1. Violazione del D.Lgs n. 446 del 1997, art. 63 in combinato disposto con l’art. 1 del Regolamento del Comune di Roma istitutivo del canone per l’occupazione degli spazi e delle aree pubbliche comunali (C.O.S.A.P.) e delle norme a queste connesse e correlate in relazione all’art. 360 c.p.c., comma 1, n. 3.

2. Violazione dell’art. 2697 c.c. in combinato disposto con la L. 20 marzo 1865 n. 2248, art. 22, comma 3, all. E in realazione all’art. 360 c.p.c., comma 1, n. 3.

Con il primo motivo, il ricorrente ha sostenuto che, alla luce della interpretazione giurisprudenziale di legittimità del D.Lgs. n. 446 del 1997, art. 63, era da ritenersi essenziale il dato fattuale della occupazione permanente di area demaniale stradale comunale per configurare il presupposto impositivo prescindendo da un concreto provvedimento concessorio, nella ipotesi di preesistenza dei manufatti presi in considerazione per l’applicazione del canone. La sola circostanza che determinava la debenza del canone per l’occupazione di suolo pubblico era, quindi, il fatto che le strade fossero destinate al pubblico passaggio, non rilevando l’originaria proprietà dell’area, ma soltanto l’eventuale presenza di limitazioni al pubblico godimento, una volta che le aree stesse fossero attribuite alla pubblica amministrazione.

Il motivo è fondato. In più occasioni questa Corte ha avuto modo di precisare che il canone per l’occupazione di spazi ed aree pubbliche (COSAP), istituito dal D.Lgs. n. 446 del 1997, art. 63, come modificato dalla L. n. 448 del 1998, art. 31, è stato concepito dal legislatore come un quid ontologicamente diverso, sotto il profilo strettamente giuridico, dalla tassa per l’occupazione di spazi ed aree pubbliche, e risulta configurato come corrispettivo di una concessione, reale o presunta (nel caso di occupazione abusiva), dell’uso esclusivo o speciale di beni pubblici.
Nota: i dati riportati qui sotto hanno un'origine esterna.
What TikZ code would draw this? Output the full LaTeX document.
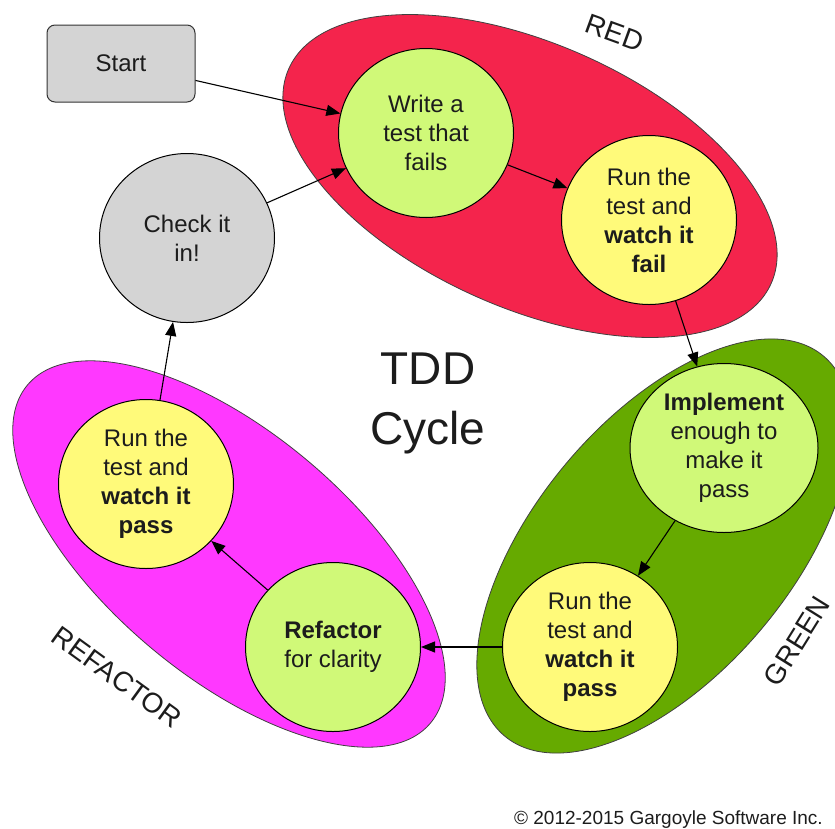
\documentclass[tikz,border=0pt]{standalone}
\usepackage{fontspec}
\setmainfont{Liberation Sans}
\usetikzlibrary{shapes.geometric,arrows.meta}

\definecolor{zonered}{RGB}{244,36,76}
\definecolor{zonegreen}{RGB}{102,170,0}
\definecolor{zonemagenta}{RGB}{255,56,255}
\definecolor{stagelime}{RGB}{208,249,120}
\definecolor{stageyellow}{RGB}{255,250,122}
\definecolor{stagegray}{RGB}{212,212,212}
\definecolor{inkgray}{RGB}{28,28,28}

\begin{document}
\begin{tikzpicture}[x=1pt,y=-1pt,
  zone/.style={ellipse, draw=black!75, line width=0.8pt, inner sep=0pt},
  stage/.style={ellipse, draw=black, line width=1pt, inner sep=0pt,
    minimum width=175pt, minimum height=169pt, align=center,
    text=inkgray, font=\fontsize{24}{29}\selectfont},
  startbox/.style={rectangle, rounded corners=8pt, draw=black!80, line width=1pt,
    fill=stagegray, minimum width=148pt, minimum height=77pt, inner sep=0pt,
    text=inkgray, font=\fontsize{24}{29}\selectfont},
  zonelabel/.style={inner sep=0pt, text=inkgray, font=\fontsize{28}{32}\selectfont},
  flow/.style={-{Triangle[length=14pt,width=11pt]}, line width=1.1pt, draw=black}]

\useasboundingbox (0,0) rectangle (835,828);

% the three phase zones
\node[zone, fill=zonered, minimum width=528pt, minimum height=264pt, rotate=-24]
  (redzone) at (530,176) {};
\node[zone, fill=zonegreen, minimum width=496pt, minimum height=256pt, rotate=50]
  (greenzone) at (664,546) {};
\node[zone, fill=zonemagenta, minimum width=526pt, minimum height=244pt, rotate=-40]
  (refzone) at (229,554) {};

% zone captions
\node[zonelabel, rotate=-20] (redlabel) at (615,33) {RED};
\node[zonelabel, rotate=58] (greenlabel) at (797,641) {GREEN};
\node[zonelabel, rotate=-36] (reflabel) at (117,677) {REFACTOR};

% steps of the cycle
\node[startbox] (start) at (121,63.5) {Start};
\node[stage, fill=stagegray] (checkin) at (187,238) {Check it\\in!};
\node[stage, fill=stagelime] (write) at (426,133) {Write a\\test that\\fails};
\node[stage, fill=stageyellow] (fail) at (649,220)
  {Run the\\test and\\\textbf{watch it}\\\textbf{fail}};
\node[stage, fill=stagelime, minimum width=188pt] (impl) at (724,448)
  {\textbf{Implement}\\enough to\\make it\\pass};
\node[stage, fill=stageyellow] (greenpass) at (590,647)
  {Run the\\test and\\\textbf{watch it}\\\textbf{pass}};
\node[stage, fill=stagelime] (refactor) at (333,647)
  {\textbf{Refactor}\\for clarity};
\node[stage, fill=stageyellow] (refpass) at (146,484)
  {Run the\\test and\\\textbf{watch it}\\\textbf{pass}};

% title in the middle
\node[align=center, text=inkgray, font=\fontsize{46}{60}\selectfont] (title)
  at (428,403) {TDD\\Cycle};

% copyright line
\node[anchor=base east, inner sep=0pt, text=inkgray, font=\fontsize{19}{22}\selectfont]
  (copyright) at (823,824) {\textcopyright{} 2012-2015 Gargoyle Software Inc.};

% transitions
\draw[flow] (start) -- (write);
\draw[flow] (checkin) -- (write);
\draw[flow] (write) -- (fail);
\draw[flow] (fail) -- (impl);
\draw[flow] (impl) -- (greenpass);
\draw[flow] (greenpass) -- (refactor);
\draw[flow] (refactor) -- (refpass);
\draw[flow] (refpass) -- (checkin);
\end{tikzpicture}
\end{document}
Esso, pertanto, è dovuto non in base alla limitazione o sottrazione all’uso normale o collettivo di parte del suolo, ma in relazione all’utilizzazione particolare o eccezionale che ne trae il singolo: il presupposto applicativo del Cosap è, quindi, costituito dall’uso particolare del bene di proprietà pubblica ed è irrilevante la mancanza di una formale concessione quando vi sia un’occupazione di fatto del suolo pubblico (Sez. 1, n. 1435 del 19/01/2018,; Sez.2, 04/05/2018, n. 10733; Sez. 5, n. 18037 del 06/08/2009). Tale principio è stato espresso anche dalla decisione delle Sezioni Unite n. 1611/2007, in tema di riparto di giurisdizione, che ha ribadito che il Cosap è configurato come corrispettivo di una concessione, reale o presunta (nel caso di occupazione abusiva), dell’uso esclusivo o speciale di beni pubblici, e non già dovuto per la sottrazione al sistema della viabilità di un’area o spazio pubblico. (Cass. 17292/19).
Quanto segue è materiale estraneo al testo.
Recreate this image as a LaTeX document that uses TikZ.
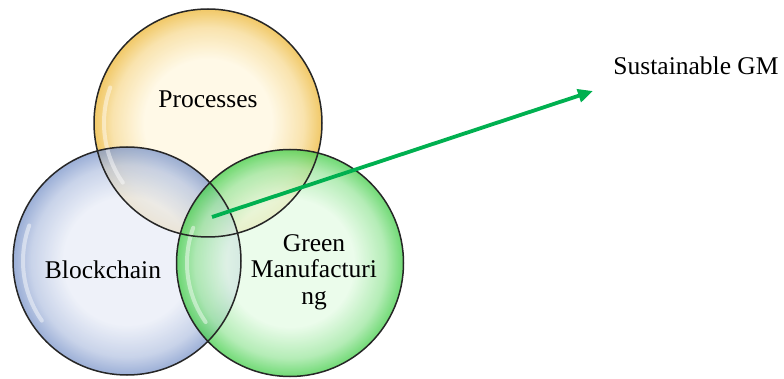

Non vi è dubbio, inoltre, come la parte di suolo di cui si discute sia soggetta a servitù di pubblico passaggio, potendo in quell’area, anche se limitata, transitare un numero indeterminato di persone, senza limitazione alcuna e non è concesso al proprietario stesso del suolo di impedirlo.
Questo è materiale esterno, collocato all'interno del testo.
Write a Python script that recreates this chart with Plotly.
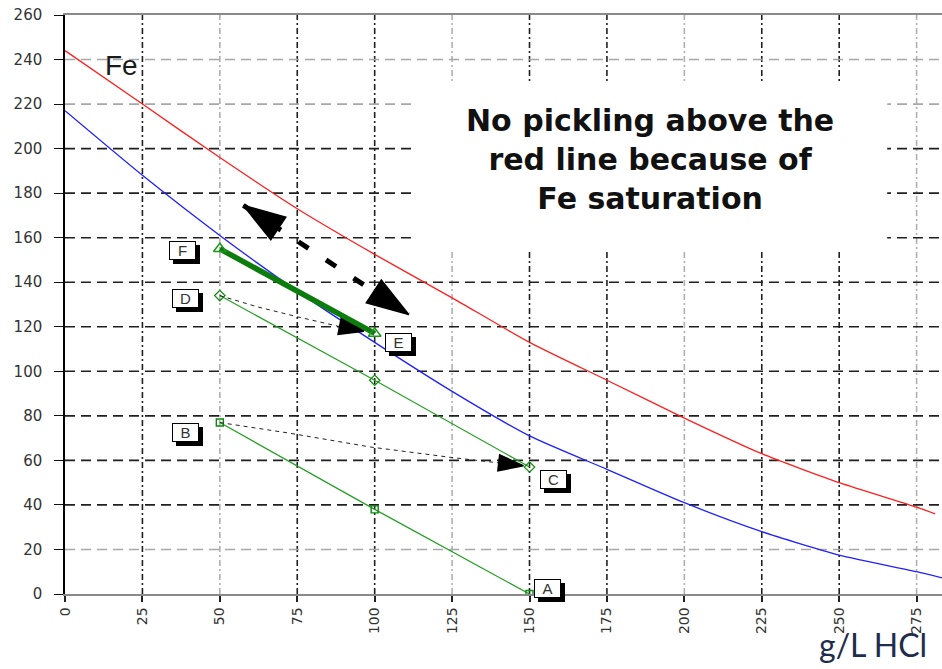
import plotly.graph_objects as go

# ---- data -------------------------------------------------------------
# Fe solubility limit (red) and practical operating limit (blue): g/L Fe vs g/L HCl
SAT_X = [0, 25, 50, 75, 100, 125, 150, 175, 200, 225, 250, 275, 281]
SAT_Y = [244, 220, 196, 173, 152.5, 133, 113, 96, 79, 63, 50, 39, 36]
LIM_X = [0, 25, 50, 75, 100, 125, 150, 175, 200, 225, 250, 275, 284]
LIM_Y = [217, 188, 161, 136, 113, 91, 71, 56, 41, 28, 17.5, 10, 7]

# pickling paths (acid consumed -> iron picked up)
PATH_BA_X = [50, 100, 150]
PATH_BA_Y = [77, 38, 0]
PATH_DC_X = [50, 100, 150]
PATH_DC_Y = [134, 96, 57]
PATH_FE_X = [50, 100]
PATH_FE_Y = [155, 117]

# regeneration transfers between paths
MOVE_BC_X = [50, 72.6, 98.7, 124.3, 148]
MOVE_BC_Y = [77, 72.2, 66, 61.4, 57.6]
MOVE_DE_X = [50, 62, 75, 88, 96.5]
MOVE_DE_Y = [134, 129, 124.5, 120.3, 118]
SHIFT_X = [57.6, 111]
SHIFT_Y = [174.5, 125.5]

X_TICKS = [0, 25, 50, 75, 100, 125, 150, 175, 200, 225, 250, 275]
Y_TICKS = [0, 20, 40, 60, 80, 100, 120, 140, 160, 180, 200, 220, 240, 260]
X_GRID_LIGHT = [50, 125, 200, 275]
Y_GRID_LIGHT = [20, 220, 240]

# point labels: name, source path, index, pixel offset of the tag
POINTS = [
    ("A", PATH_BA_X, PATH_BA_Y, -1, 18, 6),
    ("B", PATH_BA_X, PATH_BA_Y, 0, -34, -10),
    ("C", PATH_DC_X, PATH_DC_Y, -1, 24, -12),
    ("D", PATH_DC_X, PATH_DC_Y, 0, -34, -3),
    ("E", PATH_FE_X, PATH_FE_Y, -1, 24, -9),
    ("F", PATH_FE_X, PATH_FE_Y, 0, -37, -2),
]

X_MAX = 283.2
Y_MAX = 260

GREEN = "#22a022"
DARK_GREEN = "#0c7d0c"

fig = go.Figure()

# curves
fig.add_trace(go.Scatter(x=SAT_X, y=SAT_Y, mode="lines", line_shape="spline",
                         line=dict(color="#ff1f1f", width=1.3, smoothing=0.6)))
fig.add_trace(go.Scatter(x=LIM_X, y=LIM_Y, mode="lines", line_shape="spline",
                         line=dict(color="#1f1fff", width=1.3, smoothing=0.6)))

# paths
fig.add_trace(go.Scatter(x=PATH_BA_X, y=PATH_BA_Y, mode="lines+markers",
                         line=dict(color=GREEN, width=1.2),
                         marker=dict(symbol="square-open", size=7, color="#0a8a0a",
                                     line=dict(width=1.4))))
fig.add_trace(go.Scatter(x=PATH_DC_X, y=PATH_DC_Y, mode="lines+markers",
                         line=dict(color=GREEN, width=1.2),
                         marker=dict(symbol="diamond-open", size=8, color="#0a8a0a",
                                     line=dict(width=1.2))))
fig.add_trace(go.Scatter(x=PATH_FE_X, y=PATH_FE_Y, mode="lines",
                         line=dict(color=DARK_GREEN, width=5.5)))
fig.add_trace(go.Scatter(x=PATH_FE_X, y=PATH_FE_Y, mode="markers",
                         marker=dict(symbol="triangle-up-open", size=11, color="#1a9a1a",
                                     line=dict(width=1.5))))


def dashed_arrow(xs, ys, width, dash, head, color, both=False):
    fig.add_trace(go.Scatter(x=xs, y=ys, mode="lines",
                             line=dict(color=color, width=width, dash=dash)))
    ends = [(xs[-2], ys[-2], xs[-1], ys[-1])]
    if both:
        ends.append((xs[1], ys[1], xs[0], ys[0]))
    for x0, y0, x1, y1 in ends:
        fig.add_trace(go.Scatter(x=[x0, x1], y=[y0, y1], mode="markers",
                                 marker=dict(symbol="arrow", size=[0, head],
                                             angleref="previous", color="black",
                                             opacity=1,
                                             line=dict(width=1.5, color="black"))))


dashed_arrow(MOVE_BC_X, MOVE_BC_Y, 1, "4px,4px", 26, "#222")
dashed_arrow(MOVE_DE_X, MOVE_DE_Y, 1, "4px,4px", 26, "#222")
dashed_arrow(SHIFT_X, SHIFT_Y, 5, "12px,21px", 44, "#000", both=True)

# grid as dashed shapes, alternating dark / light
shapes = []
for gx in X_TICKS[1:]:
    col = "#b0b0b0" if gx in X_GRID_LIGHT else "#202020"
    shapes.append(dict(type="line", xref="x", yref="y", x0=gx, x1=gx, y0=0, y1=Y_MAX,
                       layer="below", line=dict(color=col, width=1.6, dash="6px,3px,2px,3px")))
for gy in Y_TICKS[1:-1]:
    col = "#a8a8a8" if gy in Y_GRID_LIGHT else "#202020"
    shapes.append(dict(type="line", xref="x", yref="y", x0=0, x1=X_MAX, y0=gy, y1=gy,
                       layer="below", line=dict(color=col, width=1.6, dash="10px,6px")))
# white panel behind the note
shapes.append(dict(type="rect", xref="x", yref="y", x0=112, x1=265.5, y0=154, y1=229,
                   layer="below", fillcolor="white", line=dict(width=0)))

annotations = []
for name, px, py, i, dx, dy in POINTS:
    # drop shadow, then the white tag
    annotations.append(dict(x=px[i], y=py[i], xref="x", yref="y", text=" ",
                            showarrow=False, xshift=dx + 4, yshift=dy - 4,
                            font=dict(family="Liberation Sans", size=15),
                            bgcolor="black", bordercolor="black", borderwidth=1,
                            borderpad=2, width=21, height=13))
    annotations.append(dict(x=px[i], y=py[i], xref="x", yref="y", text=name,
                            showarrow=False, xshift=dx, yshift=dy,
                            font=dict(family="Liberation Sans", size=15, color="#333"),
                            bgcolor="white", bordercolor="black", borderwidth=1,
                            borderpad=2, width=21, height=13))

annotations.append(dict(x=18.1, y=237.5, xref="x", yref="y", text="Fe", showarrow=False,
                        font=dict(family="Liberation Sans", size=28, color="#1a1a1a")))
annotations.append(dict(x=189, y=195, xref="x", yref="y", showarrow=False,
                        text="No pickling above the<br>red line because of<br>Fe saturation",
                        font=dict(family="DejaVu Sans", size=30, color="#111", weight="bold")))
annotations.append(dict(x=0.985, y=-0.088, xref="paper", yref="paper", xanchor="right",
                        yanchor="middle", showarrow=False, text="g/L HCl",
                        font=dict(family="Lato", size=32, color="#1f2d4d")))

fig.update_layout(
    width=942, height=669,
    margin=dict(l=65, r=0, t=15, b=75, autoexpand=False),
    paper_bgcolor="white", plot_bgcolor="white",
    showlegend=False,
    shapes=shapes, annotations=annotations,
    xaxis=dict(range=[0, X_MAX], tickvals=X_TICKS, tickangle=-90, showgrid=False,
               zeroline=False, showline=True, linecolor="#8a8a8a", linewidth=1.5,
               mirror=True, ticks="outside", ticklen=6, tickcolor="#222", tickwidth=1.5,
               tickfont=dict(family="DejaVu Sans", size=14, color="#333"),
               automargin=False),
    yaxis=dict(range=[0, Y_MAX], tickvals=Y_TICKS, showgrid=False, zeroline=False,
               showline=True, linecolor="black", linewidth=1.5,
               ticks="outside", ticklen=9, tickcolor="#111", tickwidth=1.2,
               ticklabelstandoff=9,
               tickfont=dict(family="DejaVu Sans", size=15, color="#333"),
               automargin=False),
)

fig.write_html("out.html")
Tale circostanza è pacifica in causa, come si desume anche dal controricorso, in cui si afferma che “le porzioni di suolo stradale per le quali viene richiesto il COSAP sono parti inscindibili di un’opera edile complessa, stabilmente acquisite ad essa, che non sottraggono in alcun modo la relativa superficie all’uso pubblico. E questo lo si può evincere facilmente dallo stato delle cose e dei luoghi, così come rappresentato dai documenti depositati.” Alla luce di tali considerazioni, la mancanza di titolo concessorio non rileva, ma rileva, peraltro l’uso indiscriminato del passaggio, da un lato, e l’utilizzazione particolare che ne trae il singolo, dall’altro.

Pertanto, quando, come nel caso in esame, il proprietario del suolo (gravato da una servitù pubblica di passaggio) sostituisca una parte del piano di calpestio per apporvi delle griglie o intercapedini, ricorrono i presupposti per l’applicazione del Cosap, in quanto la griglia è apposta per il miglioramento del godimento dei locali sottostanti al suolo e, quindi, con la finalità di utilizzazione particolare dell’area stessa a vantaggio di detto soggetto.

Il secondo motivo è assorbito.

Dall’accoglimento del primo motivo di ricorso deriva che l’impugnata sentenza va cassata. Non essendo necessari ulteriori accertamenti di fatto, la causa va decisa nel merito, a norma dell’art. 384 c.p.c., comma 2, e il ricorso originario della contribuente rigettato. Le spese di merito vanno compensate e quelle di legittimità poste a carico della resistente.

PQM

La Corte accoglie il primo motivo, assorbito il secondo, cassa la sentenza impugnata e decidendo nel merito, rigetta l’originario ricorso. Compensa le spese del merito e condanna la resistente al pagamento delle spese processuali liquidate in Euro 1.200,00 oltre accessori di legge.

Così deciso in Roma, il 4 dicembre 2019.